Similarly, Libya’s .ly—now famous through the popular bit.ly link compression—went to a British businessman who pretended to live in Tripoli. Meanwhile, an internet company based in Fresno, Calif. briefly owned the extension of Tajikistan, .tj. And in 1997, a Massachusetts-based magazine editor named Bill Semich was given control of Niue’s .nu.

The .nu deal wasn’t fraud—the government of Niue did sign off on the transfer to Semich—but it did raise questions. Richard Hipa, the manager of Niue’s telecom company, explained in 2006 that the island’s leadership hadn’t understood what they were signing away. They thought the domain extension was “like an international dialing code prefix,” he said—nothing of value. Neither side seemed clear on the terms, either. While the government of Niue claims that Semich promised 25 percent of profits, Semich has insisted that he was given the domain in exchange for a commitment to provide the island with internet services. “There has never been any other agreement,” Semich told the Wall Street Journal.

It didn’t take long for the .nu domain name—with its special brand-value in Swedish—to explode in popularity on the other side of the Earth. The island tried to claw back what was lost by passing, in 2000, a law to affirm that .nu is a national resource “for which the prime authority is the Government of Niue.” But the legal language made no difference; as profits rolled in, Semich refused to cede control of the domain. In 2013, Semich subcontracted out the licensing of .nu to the Swedish Internet Foundation, the subject of the ongoing litigation. While Semich is still the administrator of .nu, and therefore still receives a cut of profits, the Swedish Internet Foundation is now directly tasked with selling .nu domains to companies and individuals. In 2017, those registrations peaked at half a million.

Yet the central argument of Niue’s law from 2000—that a country code top-level domain is a “national resource”—continues to underscore debates over internet colonialism. Businesspeople like Semich have been quick to dismiss the idea that countries need to control their assigned domains, but it is worth noting that everyone from the U.S. to Canada to Nigeria has similarly compared their own top-level domains to “national resources,” akin to oil or coal. By now, almost every nation either administers its own top-level domain or approves of the private company, nonprofit, or academic institution that does. Like Niue, the U.S. was not initially granted administrative rights over its top-level extension, but in 2001, the Department of Commerce convinced Postel’s company to hand over administrative privileges.

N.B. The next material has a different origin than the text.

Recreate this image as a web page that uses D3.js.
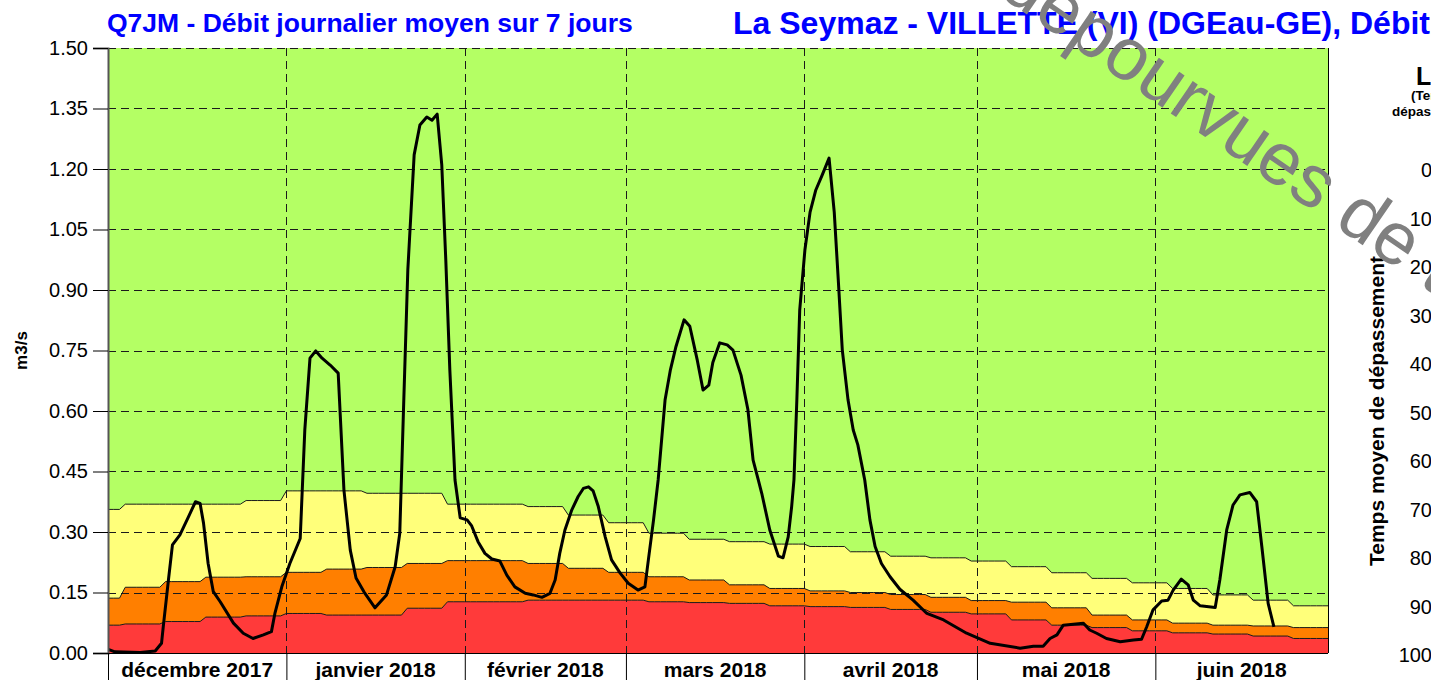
<!DOCTYPE html>
<html>
<head>
<meta charset="utf-8">
<script src="https://cdn.jsdelivr.net/npm/d3@7"></script>
<style>
  html, body { margin: 0; padding: 0; background: #fff; overflow: hidden; }
  svg { display: block; font-family: "Liberation Sans", Arial, sans-serif; }
</style>
</head>
<body>
<svg id="chart" width="1431" height="680"></svg>
<script>
// Q7JM series: day offset from 1 Dec 2017 and 7-day mean flow (m3/s)
const flowDay = [
  0.05, 1.2, 5.6, 8.2, 9.3, 9.6, 10.5, 11.2, 12.5, 14.0, 15.2, 16.0, 16.6, 17.4, 18.3, 19.5,
  21.8, 23.5, 25.2, 27.0, 28.4, 29.0, 30.2, 31.6, 33.4, 34.2, 35.1, 36.1, 37.2, 38.6, 40.0,
  41.0, 42.1, 43.1, 44.5, 46.4, 48.4, 49.9, 50.7, 51.4, 52.1, 53.2, 54.2, 55.4, 56.3, 57.2,
  58.0, 58.7, 59.4, 60.3, 61.2, 62.4, 63.2, 64.3, 65.5, 66.7, 68.1, 69.3, 70.7, 72.5, 73.9,
  75.4, 76.8, 77.7, 78.5, 79.4, 80.6, 81.7, 82.6, 83.5, 84.3, 85.2, 86.4, 87.5, 89.0, 90.4,
  92.1, 93.3, 93.9, 94.8, 95.6, 96.8, 97.7, 98.7, 100.1, 101.1, 102.4, 103.4, 104.4, 105.1,
  106.3, 107.6, 108.6, 110.0, 111.2, 112.1, 113.0, 113.6, 115.0, 116.5, 117.3, 118.2, 118.8,
  119.2, 119.7, 120.2, 121.1, 122.0, 123.0, 124.1, 125.3, 126.2, 126.9, 127.6, 128.6, 129.5,
  130.3, 131.5, 132.4, 133.3, 134.4, 135.9, 137.6, 139.9, 142.3, 145.2, 149.2, 153.3, 158.5,
  160.8, 162.5, 163.7, 164.9, 166.0, 169.5, 170.6, 171.8, 173.5, 175.9, 178.2, 179.6, 180.5,
  181.6, 183.1, 184.2, 185.1, 186.5, 187.7, 188.6, 189.8, 192.4, 193.2, 194.4, 195.5, 196.7,
  198.4, 199.6, 200.5, 201.6, 202.6
];
const flowValue = [
  0.009, 0.003, 0.001, 0.005, 0.024, 0.065, 0.181, 0.268, 0.293, 0.338, 0.375, 0.371, 0.322, 0.222, 0.152, 0.127,
  0.074, 0.049, 0.036, 0.045, 0.053, 0.098, 0.164, 0.222, 0.284, 0.553, 0.731, 0.749, 0.731, 0.714, 0.694,
  0.404, 0.255, 0.186, 0.151, 0.112, 0.144, 0.214, 0.297, 0.627, 0.950, 1.235, 1.309, 1.329, 1.321, 1.336,
  1.210, 0.974, 0.702, 0.429, 0.335, 0.330, 0.315, 0.276, 0.247, 0.233, 0.228, 0.193, 0.164, 0.148, 0.144,
  0.138, 0.148, 0.181, 0.247, 0.305, 0.355, 0.388, 0.408, 0.412, 0.402, 0.363, 0.288, 0.231, 0.198, 0.173,
  0.156, 0.164, 0.231, 0.330, 0.429, 0.627, 0.700, 0.760, 0.826, 0.810, 0.726, 0.652, 0.664, 0.720,
  0.769, 0.764, 0.751, 0.689, 0.603, 0.478, 0.429, 0.396, 0.305, 0.240, 0.236, 0.288, 0.363,
  0.429, 0.627, 0.850, 0.999, 1.093, 1.148, 1.185, 1.227, 1.093, 0.925, 0.751, 0.627, 0.553,
  0.516, 0.429, 0.330, 0.264, 0.222, 0.189, 0.158, 0.131, 0.098, 0.082, 0.049, 0.024, 0.012,
  0.017, 0.017, 0.036, 0.045, 0.069, 0.074, 0.057, 0.049, 0.036, 0.028, 0.032, 0.034, 0.065,
  0.107, 0.129, 0.131, 0.156, 0.183, 0.169, 0.131, 0.117, 0.113, 0.181, 0.305, 0.367, 0.392,
  0.398, 0.375, 0.264, 0.123, 0.065
];

// Weekly reference thresholds (m3/s); week k covers days 7k-4 .. 7k+2
const bandRedTop = [
  0.069, 0.072, 0.078, 0.089, 0.092, 0.098, 0.094, 0.094, 0.111, 0.127, 0.127,
  0.131, 0.131, 0.131, 0.127, 0.125, 0.123, 0.117, 0.115, 0.113, 0.108, 0.101,
  0.097, 0.082, 0.069, 0.063, 0.055, 0.050, 0.047, 0.042, 0.036
];
const bandOrangeTop = [
  0.136, 0.163, 0.177, 0.188, 0.189, 0.200, 0.208, 0.212, 0.222, 0.229, 0.229,
  0.222, 0.210, 0.200, 0.189, 0.181, 0.169, 0.160, 0.154, 0.150, 0.145, 0.138,
  0.130, 0.126, 0.112, 0.094, 0.082, 0.074, 0.069, 0.067, 0.063
];
const bandYellowTop = [
  0.356, 0.369, 0.369, 0.369, 0.378, 0.402, 0.402, 0.396, 0.396, 0.369, 0.369,
  0.363, 0.342, 0.323, 0.297, 0.282, 0.276, 0.270, 0.264, 0.251, 0.240, 0.236,
  0.228, 0.214, 0.199, 0.185, 0.174, 0.160, 0.144, 0.131, 0.117
];

const monthLabels = ["décembre 2017", "janvier 2018", "février 2018", "mars 2018", "avril 2018", "mai 2018", "juin 2018"];
const yTickValues = [0, 0.15, 0.30, 0.45, 0.60, 0.75, 0.90, 1.05, 1.20, 1.35, 1.50];
const legendTickValues = [0, 10, 20, 30, 40, 50, 60, 70, 80, 90, 100];

const titleLeft = "Q7JM - Débit journalier moyen sur 7 jours";
const titleRight = "La Seymaz - VILLETTE (VI) (DGEau-GE), Débit";
const yAxisTitle = "m3/s";
const legendAxisTitle = "Temps moyen de dépassement";
const watermarkText = "dépourvues de toute validation";

// ---- layout ----
const plot = { left: 108, right: 1328, top: 48, bottom: 653 };
const colors = {
  green: "#b4ff64",
  yellow: "#ffff7a",
  orange: "#ff7f00",
  red: "#ff3a3a",
  title: "#0000ff"
};

const DAY = 86400000;
const t0 = Date.UTC(2017, 11, 1);
const t1 = Date.UTC(2018, 6, 1);
const dayDate = d => new Date(t0 + d * DAY);

const x = d3.scaleUtc().domain([new Date(t0), new Date(t1)]).range([plot.left, plot.right]);
const y = d3.scaleLinear().domain([0, 1.5]).range([plot.bottom, plot.top]);

const svg = d3.select("#chart");

// ---- plot background and threshold bands ----
svg.append("rect")
  .attr("x", plot.left).attr("y", plot.top)
  .attr("width", plot.right - plot.left).attr("height", plot.bottom - plot.top)
  .attr("fill", colors.green);

const nDays = Math.round((t1 - t0) / DAY);
const bandRows = d3.range(0, nDays + 1).map(d => {
  const w = Math.min(bandRedTop.length - 1, Math.floor((d + 4) / 7));
  return { day: d, red: bandRedTop[w], orange: bandOrangeTop[w], yellow: bandYellowTop[w] };
});

const area = (lo, hi) => d3.area()
  .x(r => x(dayDate(r.day)))
  .y0(r => lo(r))
  .y1(r => y(hi(r)));

svg.append("path").datum(bandRows)
  .attr("fill", colors.yellow)
  .attr("d", area(r => y(r.orange), r => r.yellow));
svg.append("path").datum(bandRows)
  .attr("fill", colors.orange)
  .attr("d", area(r => y(r.red), r => r.orange));
svg.append("path").datum(bandRows)
  .attr("fill", colors.red)
  .attr("d", area(() => y(0), r => r.red));

const bandLine = key => d3.line().x(r => x(dayDate(r.day))).y(r => y(r[key]));
["yellow", "orange", "red"].forEach(k => {
  svg.append("path").datum(bandRows)
    .attr("fill", "none")
    .attr("stroke", "#1a1a1a")
    .attr("stroke-width", 1)
    .attr("d", bandLine(k));
});

// ---- dashed grid ----
const grid = svg.append("g").attr("stroke", "#1a1a1a").attr("stroke-width", 1).attr("stroke-dasharray", "8,5");
yTickValues.filter(v => v > 0).forEach(v => {
  grid.append("line")
    .attr("x1", plot.left).attr("x2", plot.right)
    .attr("y1", Math.round(y(v)) + 0.5).attr("y2", Math.round(y(v)) + 0.5);
});
const monthStarts = d3.utcMonth.range(new Date(t0), new Date(t1));
monthStarts.slice(1).forEach(m => {
  const px = Math.round(x(m)) + 0.5;
  grid.append("line").attr("x1", px).attr("x2", px).attr("y1", plot.top).attr("y2", plot.bottom);
});

// ---- Q7JM line ----
const flowRows = flowDay.map((d, i) => ({ day: d, v: flowValue[i] }));
svg.append("path").datum(flowRows)
  .attr("fill", "none")
  .attr("stroke", "#000")
  .attr("stroke-width", 3)
  .attr("stroke-linejoin", "round")
  .attr("d", d3.line().x(r => x(dayDate(r.day))).y(r => y(r.v)));

// ---- frame and axes ----
svg.append("line")
  .attr("x1", plot.right + 0.5).attr("x2", plot.right + 0.5)
  .attr("y1", plot.top).attr("y2", plot.bottom)
  .attr("stroke", "#000").attr("stroke-width", 1);

const yAxis = d3.axisLeft(y)
  .tickValues(yTickValues)
  .tickFormat(d3.format(".2f"))
  .tickSize(15)
  .tickPadding(5);
const gy = svg.append("g").attr("transform", `translate(${plot.left},0)`).call(yAxis);
gy.select(".domain").attr("stroke", "#555").attr("stroke-width", 2);
gy.selectAll(".tick line").attr("stroke", "#000");
gy.selectAll(".tick text")
  .attr("font-family", "'Liberation Sans', Arial, sans-serif")
  .attr("font-size", 20).attr("fill", "#000");

svg.append("line")
  .attr("x1", plot.left).attr("x2", plot.right)
  .attr("y1", plot.bottom + 0.5).attr("y2", plot.bottom + 0.5)
  .attr("stroke", "#000").attr("stroke-width", 1);

// month separators and labels below the plot
const xAxis = d3.axisBottom(x)
  .tickValues(monthStarts)
  .tickSize(30)
  .tickFormat("");
const gx = svg.append("g").attr("transform", `translate(0,${plot.bottom})`).call(xAxis);
gx.select(".domain").remove();
gx.selectAll(".tick line").attr("stroke", "#000");

const monthBounds = monthStarts.concat([new Date(t1)]);
svg.append("g").selectAll("text")
  .data(monthLabels)
  .join("text")
  .attr("x", (d, i) => (x(monthBounds[i]) + x(monthBounds[i + 1])) / 2)
  .attr("y", 677)
  .attr("text-anchor", "middle")
  .attr("font-size", 21)
  .attr("font-weight", "bold")
  .attr("fill", "#000")
  .text(d => d);

svg.append("text")
  .attr("transform", `translate(27,${(plot.top + plot.bottom) / 2}) rotate(-90)`)
  .attr("text-anchor", "middle")
  .attr("font-size", 17)
  .attr("font-weight", "bold")
  .text(yAxisTitle);

// ---- titles ----
svg.append("text")
  .attr("x", 107).attr("y", 32)
  .attr("font-size", 26.5).attr("font-weight", "bold")
  .attr("fill", colors.title)
  .text(titleLeft);
svg.append("text")
  .attr("x", 733).attr("y", 34)
  .attr("font-size", 32).attr("font-weight", "bold")
  .attr("fill", colors.title)
  .text(titleRight);

// ---- legend column on the right ----
svg.append("text").attr("x", 1416).attr("y", 85)
  .attr("font-size", 25).attr("font-weight", "bold").text("Légende");
svg.append("text").attr("x", 1411).attr("y", 100)
  .attr("font-size", 13.5).attr("font-weight", "bold").text("(Temps moyen de");
svg.append("text").attr("x", 1392).attr("y", 116)
  .attr("font-size", 13.5).attr("font-weight", "bold").text("dépassement en %)");

const yLegend = d3.scaleLinear().domain([0, 100]).range([170, 655]);
svg.append("g").selectAll("text")
  .data(legendTickValues)
  .join("text")
  .attr("x", 1432)
  .attr("y", d => yLegend(d))
  .attr("dy", "0.36em")
  .attr("text-anchor", "end")
  .attr("font-size", 20)
  .text(d => d);

svg.append("text")
  .attr("transform", "translate(1384,411) rotate(-90)")
  .attr("text-anchor", "middle")
  .attr("font-size", 21)
  .attr("font-weight", "bold")
  .text(legendAxisTitle);

// ---- diagonal watermark ----
const wm = svg.append("g").attr("transform", "translate(997,-6) rotate(34.5)");
wm.append("text")
  .attr("x", -20).attr("y", 0)
  .attr("text-anchor", "end")
  .attr("font-size", 74).attr("fill", "#808080")
  .text("Données");
wm.append("text")
  .attr("x", 0).attr("y", 0)
  .attr("font-size", 74).attr("fill", "#808080")
  .text(watermarkText);
</script>
</body>
</html>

It isn’t easy for a tiny nation to do the same. The same power dynamics that let American companies play an outsized role in the mining of cobalt in the Democratic Republic Congo, for instance, have allowed a Swedish foundation to license out a Niuean resource without its consent. “This is something that we should have run, and we were robbed of that,” Hipa said.

As companies increasingly turn to quirky extensions in place of .com, these questions about ownership and national resources are all the more pressing. The nation of Tuvalu (pop: 10,000), for example, has seen a rapid rise in the popularity of its .tv domain—it’s now up to 512,000 registrations—after the Amazon-owned streaming service Twitch started using it in its own URL: Twitch.tv. Tuvalu’s situation is more nuanced than Niue’s. The nation only discovered that it had a top-level domain when, in 1995, it received a fax from an American offering to help market it. When Tuvaluans investigated, they discovered that the .tv domain had already been assigned to an American computer programmer. Unlike Niue, Tuvalu was able to reclaim the rights to .tv—but then it sold them off a few years later, to Verisign, an American company. Verisign gives Tuvalu $5 million per year in exchange for control of licensing for .tv domains. Still, the former Tuvalu finance minister called the rate “peanuts” compared to his best guess for the profitability of .tv. (Verisign also controls .cc, the extension for the Cocos Islands, which has nearly 700,000 registrations.)